Students often try to insert initial concentrations directly into Henderson-Hasselbalch without first doing the neutralization reaction. That is the wrong order. The titrant changes the number of moles of each species first. Once the reaction happens, then you can use the ratio of acid to conjugate base. Because both species occupy the same final volume, the ratio of concentrations is identical to the ratio of moles. This shortcut saves time and reduces errors.

For example, if 0.00200 mol of weak acid is converted into conjugate base, that amount does not just “disappear.” It becomes part of the buffer pair. The pH is controlled by the balance between what remains of the acid and what has been produced as conjugate base.

Initial point versus buffer region versus equivalence point

To calculate accurately, you should know which equation belongs to which region of the titration curve:

• Initial point: no titrant added. Solve weak acid dissociation using Ka or an appropriate approximation.
• Between initial and equivalence: buffer region. Use stoichiometry first, then Henderson-Hasselbalch.
• Equivalence point: all weak acid converted to conjugate base. Use base hydrolysis to determine pH.
• After equivalence: excess strong base controls pH.

This calculator is optimized for the region from the start of titration up to, but not beyond, the equivalence point.
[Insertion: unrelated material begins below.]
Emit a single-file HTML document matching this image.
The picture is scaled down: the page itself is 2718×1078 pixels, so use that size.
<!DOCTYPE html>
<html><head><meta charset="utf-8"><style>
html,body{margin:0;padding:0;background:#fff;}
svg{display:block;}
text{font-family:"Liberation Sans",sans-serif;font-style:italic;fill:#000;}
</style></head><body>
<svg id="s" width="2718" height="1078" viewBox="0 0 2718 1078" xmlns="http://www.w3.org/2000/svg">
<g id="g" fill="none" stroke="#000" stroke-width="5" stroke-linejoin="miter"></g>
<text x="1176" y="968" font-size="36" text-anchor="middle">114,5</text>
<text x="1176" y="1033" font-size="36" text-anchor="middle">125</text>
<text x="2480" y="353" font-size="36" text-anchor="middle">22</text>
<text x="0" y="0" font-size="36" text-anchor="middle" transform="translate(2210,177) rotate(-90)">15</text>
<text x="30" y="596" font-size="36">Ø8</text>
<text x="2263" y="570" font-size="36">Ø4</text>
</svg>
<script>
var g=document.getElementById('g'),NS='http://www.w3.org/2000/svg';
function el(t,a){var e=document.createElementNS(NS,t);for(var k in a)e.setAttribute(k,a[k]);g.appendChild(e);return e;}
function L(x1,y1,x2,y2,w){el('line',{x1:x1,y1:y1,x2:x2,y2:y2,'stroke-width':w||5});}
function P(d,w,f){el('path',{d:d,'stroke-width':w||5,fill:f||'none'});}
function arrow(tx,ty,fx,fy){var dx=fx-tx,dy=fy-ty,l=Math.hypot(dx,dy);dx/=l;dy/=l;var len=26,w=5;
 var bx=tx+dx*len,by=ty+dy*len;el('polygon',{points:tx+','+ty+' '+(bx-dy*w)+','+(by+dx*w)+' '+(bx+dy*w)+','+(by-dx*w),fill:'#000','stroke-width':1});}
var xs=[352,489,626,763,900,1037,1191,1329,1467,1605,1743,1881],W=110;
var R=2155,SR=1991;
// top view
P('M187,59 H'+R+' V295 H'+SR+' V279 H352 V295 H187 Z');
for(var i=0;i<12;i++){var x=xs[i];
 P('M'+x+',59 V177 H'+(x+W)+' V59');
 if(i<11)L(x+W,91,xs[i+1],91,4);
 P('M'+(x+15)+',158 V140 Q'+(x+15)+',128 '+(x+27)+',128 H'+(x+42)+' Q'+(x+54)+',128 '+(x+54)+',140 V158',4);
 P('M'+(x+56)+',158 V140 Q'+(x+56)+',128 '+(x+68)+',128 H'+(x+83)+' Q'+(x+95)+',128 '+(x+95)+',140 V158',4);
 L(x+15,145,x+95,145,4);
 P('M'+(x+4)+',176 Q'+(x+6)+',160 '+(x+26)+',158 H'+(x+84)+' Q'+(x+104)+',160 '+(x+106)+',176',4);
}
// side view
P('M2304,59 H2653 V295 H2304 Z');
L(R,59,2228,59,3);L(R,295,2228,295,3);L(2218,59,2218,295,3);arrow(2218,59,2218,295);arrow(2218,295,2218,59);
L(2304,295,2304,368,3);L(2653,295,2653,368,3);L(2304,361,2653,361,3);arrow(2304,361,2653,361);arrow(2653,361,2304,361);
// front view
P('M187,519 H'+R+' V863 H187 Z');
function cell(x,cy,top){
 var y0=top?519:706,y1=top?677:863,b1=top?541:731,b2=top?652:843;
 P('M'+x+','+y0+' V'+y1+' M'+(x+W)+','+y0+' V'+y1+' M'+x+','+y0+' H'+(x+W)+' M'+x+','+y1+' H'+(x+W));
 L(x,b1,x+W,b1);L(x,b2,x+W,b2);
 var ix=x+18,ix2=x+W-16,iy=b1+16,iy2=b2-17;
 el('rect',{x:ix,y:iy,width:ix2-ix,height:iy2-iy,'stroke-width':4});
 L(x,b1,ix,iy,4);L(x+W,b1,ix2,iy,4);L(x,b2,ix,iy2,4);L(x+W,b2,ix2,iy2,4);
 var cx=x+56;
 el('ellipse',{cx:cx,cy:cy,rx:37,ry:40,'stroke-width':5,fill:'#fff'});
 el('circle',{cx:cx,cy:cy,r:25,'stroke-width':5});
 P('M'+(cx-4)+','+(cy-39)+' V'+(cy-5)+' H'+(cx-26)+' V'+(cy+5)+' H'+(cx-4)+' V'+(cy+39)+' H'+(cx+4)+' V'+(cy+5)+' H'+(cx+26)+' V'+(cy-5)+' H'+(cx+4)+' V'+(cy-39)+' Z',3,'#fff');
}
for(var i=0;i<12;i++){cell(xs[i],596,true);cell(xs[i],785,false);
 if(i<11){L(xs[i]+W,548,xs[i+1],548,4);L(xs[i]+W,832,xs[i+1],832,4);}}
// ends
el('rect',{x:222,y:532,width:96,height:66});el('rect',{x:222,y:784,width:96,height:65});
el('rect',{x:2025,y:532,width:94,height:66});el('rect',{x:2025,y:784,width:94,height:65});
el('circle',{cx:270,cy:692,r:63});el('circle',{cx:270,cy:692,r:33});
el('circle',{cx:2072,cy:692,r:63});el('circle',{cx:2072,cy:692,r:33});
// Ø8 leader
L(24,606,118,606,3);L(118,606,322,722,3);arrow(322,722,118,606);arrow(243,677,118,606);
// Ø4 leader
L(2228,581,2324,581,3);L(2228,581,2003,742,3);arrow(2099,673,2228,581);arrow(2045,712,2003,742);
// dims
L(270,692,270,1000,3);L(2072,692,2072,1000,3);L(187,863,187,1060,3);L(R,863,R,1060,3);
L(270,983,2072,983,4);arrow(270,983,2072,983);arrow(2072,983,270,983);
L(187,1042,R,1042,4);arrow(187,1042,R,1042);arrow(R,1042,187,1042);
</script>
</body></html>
It also estimates the initial pH when no base has been added, so you can compare the start of the curve with the buffer region.

Titration Region	Dominant Species	Best Calculation Method	Typical pH Trend
Initial point	Mainly HA	Weak acid equilibrium	Low pH, changes slowly
Buffer region	HA and A-	Henderson-Hasselbalch after stoichiometry	Gradual increase
Half-equivalence	HA = A-	pH = pKa	Midpoint reference
Equivalence point	Mainly A-	Conjugate base hydrolysis	pH above 7 for weak acid-strong base
Beyond equivalence	Excess OH-	Strong base excess formula	Sharp rise

Common mistakes when calculating pH between initial and equivalence point

• Using Henderson-Hasselbalch before performing the mole balance from the neutralization reaction.
• Forgetting to convert mL to L when calculating moles.
• Applying the buffer equation at equivalence or beyond equivalence, where it no longer applies.
• Mixing up Ka and pKa. Remember that pKa = -log10(Ka).
• Using a weak acid formula when the acid has already been partially neutralized.
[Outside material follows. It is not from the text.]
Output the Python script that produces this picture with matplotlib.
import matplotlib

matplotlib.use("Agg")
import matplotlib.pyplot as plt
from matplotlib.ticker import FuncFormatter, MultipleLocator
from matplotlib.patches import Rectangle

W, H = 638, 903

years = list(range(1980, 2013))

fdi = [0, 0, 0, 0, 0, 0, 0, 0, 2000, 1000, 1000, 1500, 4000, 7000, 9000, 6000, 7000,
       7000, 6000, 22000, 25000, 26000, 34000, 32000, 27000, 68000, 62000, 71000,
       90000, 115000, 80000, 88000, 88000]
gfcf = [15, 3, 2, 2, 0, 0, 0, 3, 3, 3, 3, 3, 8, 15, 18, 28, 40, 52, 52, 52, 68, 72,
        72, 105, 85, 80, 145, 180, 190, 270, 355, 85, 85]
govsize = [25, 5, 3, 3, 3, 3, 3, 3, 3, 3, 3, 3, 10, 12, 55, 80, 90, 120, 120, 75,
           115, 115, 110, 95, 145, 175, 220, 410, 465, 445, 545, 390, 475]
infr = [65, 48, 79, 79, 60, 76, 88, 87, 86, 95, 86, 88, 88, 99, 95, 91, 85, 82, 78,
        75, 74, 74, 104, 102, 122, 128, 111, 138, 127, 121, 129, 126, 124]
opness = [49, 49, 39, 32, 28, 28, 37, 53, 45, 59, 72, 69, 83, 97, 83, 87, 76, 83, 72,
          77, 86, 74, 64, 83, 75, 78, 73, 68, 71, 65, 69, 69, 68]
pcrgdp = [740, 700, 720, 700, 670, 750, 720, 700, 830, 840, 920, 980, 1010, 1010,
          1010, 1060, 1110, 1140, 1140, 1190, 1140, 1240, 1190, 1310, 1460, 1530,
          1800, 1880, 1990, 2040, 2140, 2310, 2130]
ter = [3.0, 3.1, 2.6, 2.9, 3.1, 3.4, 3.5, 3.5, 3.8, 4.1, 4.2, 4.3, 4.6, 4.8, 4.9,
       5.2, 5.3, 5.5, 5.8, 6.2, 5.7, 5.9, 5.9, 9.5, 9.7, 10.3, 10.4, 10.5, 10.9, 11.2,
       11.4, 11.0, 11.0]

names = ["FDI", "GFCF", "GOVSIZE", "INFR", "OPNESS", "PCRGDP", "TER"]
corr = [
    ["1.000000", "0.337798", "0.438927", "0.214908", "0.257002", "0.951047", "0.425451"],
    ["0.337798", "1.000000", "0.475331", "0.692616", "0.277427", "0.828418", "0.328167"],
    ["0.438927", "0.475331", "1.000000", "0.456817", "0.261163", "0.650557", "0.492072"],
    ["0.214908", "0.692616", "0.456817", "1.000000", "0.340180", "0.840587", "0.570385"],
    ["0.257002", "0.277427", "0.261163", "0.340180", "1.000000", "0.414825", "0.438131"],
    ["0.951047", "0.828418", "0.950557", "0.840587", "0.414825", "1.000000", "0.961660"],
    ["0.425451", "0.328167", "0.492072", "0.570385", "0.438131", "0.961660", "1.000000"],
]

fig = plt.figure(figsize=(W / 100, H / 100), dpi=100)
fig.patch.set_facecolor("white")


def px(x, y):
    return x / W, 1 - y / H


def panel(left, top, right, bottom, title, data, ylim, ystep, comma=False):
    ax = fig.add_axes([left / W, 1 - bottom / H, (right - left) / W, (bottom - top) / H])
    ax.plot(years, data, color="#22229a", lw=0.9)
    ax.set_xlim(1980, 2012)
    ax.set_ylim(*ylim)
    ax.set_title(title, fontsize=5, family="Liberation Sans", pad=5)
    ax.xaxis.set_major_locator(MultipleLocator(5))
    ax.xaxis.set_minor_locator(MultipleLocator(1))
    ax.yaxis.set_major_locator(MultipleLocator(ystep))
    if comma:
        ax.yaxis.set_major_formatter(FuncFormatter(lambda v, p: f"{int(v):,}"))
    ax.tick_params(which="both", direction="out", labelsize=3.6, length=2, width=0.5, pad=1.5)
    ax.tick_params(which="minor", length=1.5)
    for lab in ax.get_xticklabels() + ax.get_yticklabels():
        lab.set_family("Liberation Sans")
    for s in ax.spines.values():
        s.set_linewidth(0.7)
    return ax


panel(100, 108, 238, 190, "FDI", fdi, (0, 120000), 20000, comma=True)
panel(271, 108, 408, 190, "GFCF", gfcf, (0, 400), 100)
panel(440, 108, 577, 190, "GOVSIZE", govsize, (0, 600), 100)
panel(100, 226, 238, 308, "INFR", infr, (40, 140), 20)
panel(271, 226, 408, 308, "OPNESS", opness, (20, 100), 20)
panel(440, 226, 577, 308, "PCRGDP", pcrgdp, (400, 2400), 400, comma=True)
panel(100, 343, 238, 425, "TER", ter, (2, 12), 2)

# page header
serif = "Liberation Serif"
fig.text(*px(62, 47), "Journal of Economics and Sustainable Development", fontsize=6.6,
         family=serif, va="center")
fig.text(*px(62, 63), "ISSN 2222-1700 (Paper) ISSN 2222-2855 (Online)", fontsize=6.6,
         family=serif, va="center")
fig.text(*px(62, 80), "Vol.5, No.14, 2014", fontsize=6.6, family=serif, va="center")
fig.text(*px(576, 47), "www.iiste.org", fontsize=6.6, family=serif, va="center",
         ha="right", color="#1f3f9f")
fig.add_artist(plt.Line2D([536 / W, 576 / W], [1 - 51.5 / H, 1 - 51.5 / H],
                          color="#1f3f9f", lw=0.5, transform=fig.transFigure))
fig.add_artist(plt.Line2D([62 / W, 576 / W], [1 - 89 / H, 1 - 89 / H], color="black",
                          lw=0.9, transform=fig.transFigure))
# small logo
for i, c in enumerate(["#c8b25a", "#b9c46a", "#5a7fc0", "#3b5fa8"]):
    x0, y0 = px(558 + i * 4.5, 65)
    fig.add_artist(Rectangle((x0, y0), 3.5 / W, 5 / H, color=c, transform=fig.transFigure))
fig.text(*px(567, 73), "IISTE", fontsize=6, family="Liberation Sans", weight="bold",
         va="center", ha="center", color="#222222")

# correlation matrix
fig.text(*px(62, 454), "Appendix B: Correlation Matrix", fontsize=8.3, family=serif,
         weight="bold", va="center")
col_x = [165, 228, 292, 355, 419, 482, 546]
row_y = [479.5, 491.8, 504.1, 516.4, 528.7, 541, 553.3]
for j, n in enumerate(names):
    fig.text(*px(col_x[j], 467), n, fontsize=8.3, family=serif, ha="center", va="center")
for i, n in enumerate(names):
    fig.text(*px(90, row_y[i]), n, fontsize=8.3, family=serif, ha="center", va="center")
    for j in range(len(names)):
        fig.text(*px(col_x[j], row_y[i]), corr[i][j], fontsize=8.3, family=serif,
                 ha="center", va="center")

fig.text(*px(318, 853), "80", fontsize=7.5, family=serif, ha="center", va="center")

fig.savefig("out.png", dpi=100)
How the titration curve helps interpretation

A graph of pH versus titrant volume tells you much more than a single number. At the beginning, the curve starts at the weak acid pH. As base is added, the pH rises gradually through the buffer region. Near half-equivalence, the pH equals pKa. As the equivalence point approaches, the curve steepens. The plot generated by the calculator helps you visualize where your selected base volume lies relative to the full titration path from the initial point to the equivalence point.

This visual interpretation is especially valuable in teaching laboratories because many students can compute a pH numerically but still struggle to understand why the pH changes slowly at first and then accelerates near the endpoint. The curve links the math to the chemistry.

When the Henderson-Hasselbalch approximation works best

The Henderson-Hasselbalch equation performs best when both the weak acid and its conjugate base are present in appreciable amounts. In other words, it is most reliable in the central part of the buffer region and less ideal very close to the initial point or very close to equivalence. If you are working near the extremes, a more rigorous equilibrium treatment may be preferred. Still, for most classroom and many practical analytical situations, Henderson-Hasselbalch gives an excellent estimate between the initial and equivalence point.

Authoritative references for pH, titration, and acid-base chemistry

• U.S. Environmental Protection Agency: Basic Information about pH
• National Institute of Standards and Technology: Chemistry and measurement resources
• MIT OpenCourseWare: University-level chemistry course materials

Final takeaway

To calculate the pH between the initial and equivalence point for a weak acid-strong base titration, always think in two stages. First, do the stoichiometric neutralization to determine how many moles of weak acid remain and how many moles of conjugate base form. Second, use those post-reaction amounts in the Henderson-Hasselbalch equation. This framework is dependable, fast, and chemically meaningful. Once you understand it, you can solve most buffer-region titration problems with confidence and interpret the shape of the titration curve at the same time.